Many Americans worry over paying off “the debt,” and our politicians are more than happy to stoke those anxieties. Rand Paul, of course, is obsessed with the subject, calling our national debt “reckless” and “unsustainable.” But all the 2016 presidential candidates agree that the debt is bad. That results in some surprising statements: This summer, Hillary Clinton claimed that if a Democrat had been elected after her husband’s two terms, the national debt would now be paid off.
However, even Paul and Clinton don’t urge us to worry about the federal government paying off the paper money in our pockets. Indeed, the idea seems strange; if I were to show up at the Treasury, present ten 100-dollar bills and demand “payment,” I would likely not get much else besides strange looks. Yet the dollar bill in my pocket is a debt, because my creditors (especially the government) are obligated to accept it in payment to them. The difference between a government bond and a dollar bill is that a dollar bill doesn’t pay interest and it’s value doesn’t vary with interest rates and time. Why do we happily accept this form of government debt but fret so loudly about the “national debt?”
Americans didn’t always worry so much about debt or even distinguish between paper money and government bonds. In fact, the American colonists saw no difference between the two. They were the same object, both called, in the language of 18th-century America, “bills of credit.” They were both debts.
Bills of credit could be used to pay off specific sets of loans and future taxes. At the same time a bill was spent or lent, the government would announce the future tax, principal, and interest payments that those bills were meant to pay off. Because the point of the taxes was to redeem the bills, the bills were usually burned on reception. It was only when a legislature had not yet decided to print more money and wanted those bills reissued for some other purpose that their incineration was delayed.
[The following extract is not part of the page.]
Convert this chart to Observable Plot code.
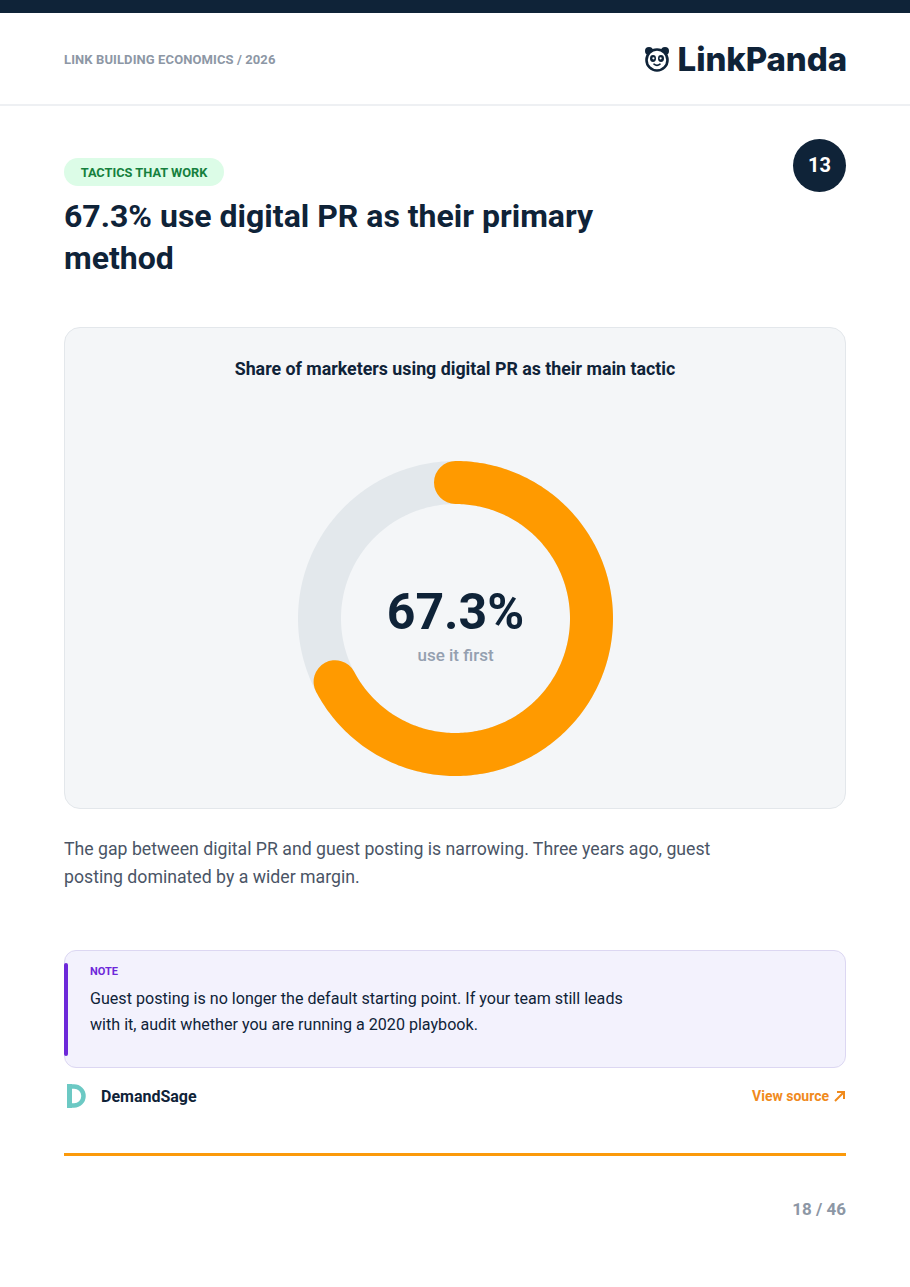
<!DOCTYPE html>
<html><head><meta charset="utf-8">
<script src="https://cdn.jsdelivr.net/npm/d3@7"></script>
<script src="https://cdn.jsdelivr.net/npm/@observablehq/plot@0.6"></script>
<style>
html,body{margin:0;padding:0;background:#fff;}
body{width:910px;height:1287px;position:relative;font-family:Roboto,"Noto Sans",sans-serif;color:#0f2338;overflow:hidden;}
.abs{position:absolute;}
#topbar{left:0;top:0;width:910px;height:13px;background:#0f2338;}
#kicker{left:64px;top:52px;font-size:13px;font-weight:700;color:#8d97a5;letter-spacing:0.1px;}
#logo{right:63px;top:39px;display:flex;align-items:center;gap:8px;}
#logo span{font-family:Inter,sans-serif;font-weight:800;font-size:33px;color:#0f2338;letter-spacing:-0.1px;}
#hr{left:0;top:104px;width:910px;height:2px;background:#eef0f3;}
#tag{left:64px;top:158px;width:160px;height:28px;border-radius:14px;background:#dcfce7;color:#15803d;font-size:12.8px;font-weight:700;line-height:29px;text-align:center;}
#num{left:793px;top:139px;width:53px;height:53px;border-radius:50%;background:#0f2338;color:#fff;font-size:20px;font-weight:700;line-height:53px;text-align:center;}
#title{left:64px;top:195px;width:640px;font-size:32px;font-weight:700;line-height:42px;color:#0f2338;margin:0;}
#card{left:64px;top:327px;width:780px;height:480px;background:#f4f6f8;border:1px solid #e3e7eb;border-radius:16px;}
#cardtitle{left:64px;top:358px;width:782px;text-align:center;font-size:17.8px;font-weight:700;color:#0f2338;}
#chart{left:285px;top:448px;}
#para{left:64px;top:835px;width:690px;font-size:17.7px;line-height:28px;color:#4a5566;margin:0;}
#note{left:64px;top:950px;width:780px;height:116px;background:#f3f2fd;border:1px solid #dcd7f2;border-radius:12px;}
#notebar{left:64px;top:963px;width:4px;height:93px;background:#6d28d9;border-radius:2px;}
#notelabel{left:90px;top:965px;font-size:11px;font-weight:700;color:#6d28d9;}
#notetext{left:90px;top:986px;width:560px;font-size:16.1px;line-height:26px;color:#0f2338;margin:0;}
#dlogo{left:66px;top:1083px;}
#src{left:101px;top:1087px;font-size:16px;font-weight:700;color:#0f2338;}
#view{right:64px;top:1088px;font-size:14px;font-weight:700;color:#f08a1c;display:flex;align-items:center;gap:4px;}
#rule{left:64px;top:1153px;width:782px;height:3px;background:#fb9a0b;}
#page{right:64px;top:1199px;font-size:17px;font-weight:700;color:#8d97a5;}
</style></head>
<body>
<div id="topbar" class="abs"></div>
<div id="kicker" class="abs">LINK BUILDING ECONOMICS / 2026</div>
<div id="logo" class="abs">
<svg width="26" height="26" viewBox="0 0 26 26">
<circle cx="5" cy="5" r="4" fill="#0f2338"/><circle cx="21" cy="5" r="4" fill="#0f2338"/>
<circle cx="13" cy="14" r="10.5" fill="#fff" stroke="#0f2338" stroke-width="2.6"/>
<ellipse cx="9" cy="12.5" rx="3" ry="3.4" fill="#0f2338"/><ellipse cx="17" cy="12.5" rx="3" ry="3.4" fill="#0f2338"/>
<circle cx="9.4" cy="12.3" r="1.1" fill="#fff"/><circle cx="16.6" cy="12.3" r="1.1" fill="#fff"/>
<path d="M10 18.2 Q13 20.6 16 18.2" fill="none" stroke="#0f2338" stroke-width="1.6" stroke-linecap="round"/>
</svg><span>LinkPanda</span></div>
<div id="hr" class="abs"></div>
<div id="tag" class="abs">TACTICS THAT WORK</div>
<div id="num" class="abs">13</div>
<h1 id="title" class="abs">67.3% use digital PR as their primary method</h1>
<div id="card" class="abs"></div>
<div id="cardtitle" class="abs">Share of marketers using digital PR as their main tactic</div>
<div id="chart" class="abs"></div>
<p id="para" class="abs">The gap between digital PR and guest posting is narrowing. Three years ago, guest posting dominated by a wider margin.</p>
<div id="note" class="abs"></div>
<div id="notebar" class="abs"></div>
<div id="notelabel" class="abs">NOTE</div>
<p id="notetext" class="abs">Guest posting is no longer the default starting point. If your team still leads with it, audit whether you are running a 2020 playbook.</p>
<svg id="dlogo" class="abs" width="24" height="26" viewBox="0 0 24 26"><path d="M3.5 1 V25" stroke="#6cc9c4" stroke-width="5"/><path d="M3.5 3.5 H8 A9.5 9.5 0 0 1 8 22.5 H3.5" fill="none" stroke="#6cc9c4" stroke-width="4.5"/></svg>
<div id="src" class="abs">DemandSage</div>
<div id="view" class="abs"><span>View source</span><svg width="13" height="13" viewBox="0 0 13 13"><path d="M2 11 L11 2 M4 2 H11 V9" fill="none" stroke="#f08a1c" stroke-width="2"/></svg></div>
<div id="rule" class="abs"></div>
<div id="page" class="abs">18 / 46</div>
<script>
// Data
const shareLabels = ["Digital PR (primary)", "Other"];
const shareValues = [67.3, 32.7];
const centerValue = ["67.3%"];
const centerSub = ["use it first"];

const total = d3.sum(shareValues);
function arcPoints(fromFrac, toFrac, n) {
  const pts = [];
  for (let i = 0; i <= n; i++) {
    const f = fromFrac + (toFrac - fromFrac) * i / n;
    const a = f * 2 * Math.PI;
    pts.push({x: Math.sin(a), y: Math.cos(a)});
  }
  return pts;
}
const track = arcPoints(0, 1, 360);
const prFrac = shareValues[0] / total;
const prArc = arcPoints(0, prFrac, Math.round(360 * prFrac));

const chart = Plot.plot({
  width: 340, height: 340,
  margin: 0,
  x: {domain: [-1.25, 1.25], axis: null},
  y: {domain: [-1.25, 1.25], axis: null},
  style: {background: "transparent", fontFamily: "Roboto, sans-serif"},
  marks: [
    Plot.line(track, {x: "x", y: "y", stroke: "#e3e8ec", strokeWidth: 43, curve: "linear"}),
    Plot.line(prArc, {x: "x", y: "y", stroke: "#ff9a00", strokeWidth: 43, strokeLinecap: "round", curve: "linear"}),
    Plot.text(centerValue, {text: d => d, frameAnchor: "middle", dy: -6, fontSize: 50, fontWeight: 700, fill: "#0f2338"}),
    Plot.text(centerSub, {text: d => d, frameAnchor: "middle", dy: 37, fontSize: 17, fontWeight: 500, fill: "#94a0b0"})
  ]
});
document.getElementById("chart").appendChild(chart);
</script>
</body></html>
We are used to paper money being worth the same amount over time. When you hold a 100-dollar bill, you know you can pay $100 in taxes you find yourself owing, either 30 years from now or five minutes from now, with that same bill. When a storeowner tells you that the meal cost 10 dollars, you, without thinking about it, hand over a note that says “10 dollars” printed on the front. This is what it means to say that the “face value” and the “present value” are the same. In 1763, when a storeowner told someone his meal cost “10 pounds,” the customer would have to give him notes with a face value of 12.5 pounds. Prominent colonial legislator and printer of paper money Benjamin Franklin explained this clearly in 1763:
The true Value of the promisory [sic] Notes, or we call them, Bills of Credit, which is always 20 per Cent less than their nominal Value [i.e., face value]; and if People should compute the Interest at 6 per Cent instead of 5, and have withal any reason to doubt the Punctuality of the Government as to the Time of Payment, their Value would be proportionally lower. We have thus considered the Fund of our intended Bills, the full real Value that Fund can give them, and how much less that real Value is than the nominal Value we mark upon them.
It is this property that made these “bills of credit” like a bond with a maturity date even as they were used for everyday transactions, just as modern paper money or credit cards are today. Rather than continuously spending money as needed by the colonial governments, they would legislate that discrete amounts of paper money be printed and put into circulation (the term for these discrete amounts is “emissions”). At the same time, the governments would announce which specific future taxes bills from those emissions could be used to pay. Colonial legislatures would announce contemporary budget deficits usually to finance wars–most expensively, the American Revolution–and adjust taxes and emissions accordingly.
Colonial governments saw the advantage of having bills of credit in circulation. Given our current debt-phobic political culture, this will seem odd to contemporary readers, but another way of saying this is that colonial legislators often saw the value in not paying off their public debts. When they came close, they were quick to print more money and, consequently, change the terms and schedule of its redemption. Thus, the question colonists asked themselves when thinking about whether or not to increase or decrease their government’s debt was not, How will we ever pay this off? Nor did they ask, How can we avoid more debt at all costs? The question, rather, was whether the debt served a public purpose.
It is tantalizing to think about what a colonial legislature would have to say about our comparatively simplistic debates over deficits and the national debt. It would have found our anxieties about debt puzzling. We constantly hear all kinds of objections to necessary government spending—whether on education, rebuilding our rotting infrastructure, or investing in greener forms of energy—on the grounds that our public debt is already too high. If colonial American leaders had thought this way, they’d never have been able to create a new nation. And today, that debt phobia is profoundly hampering that nation’s ability to evolve.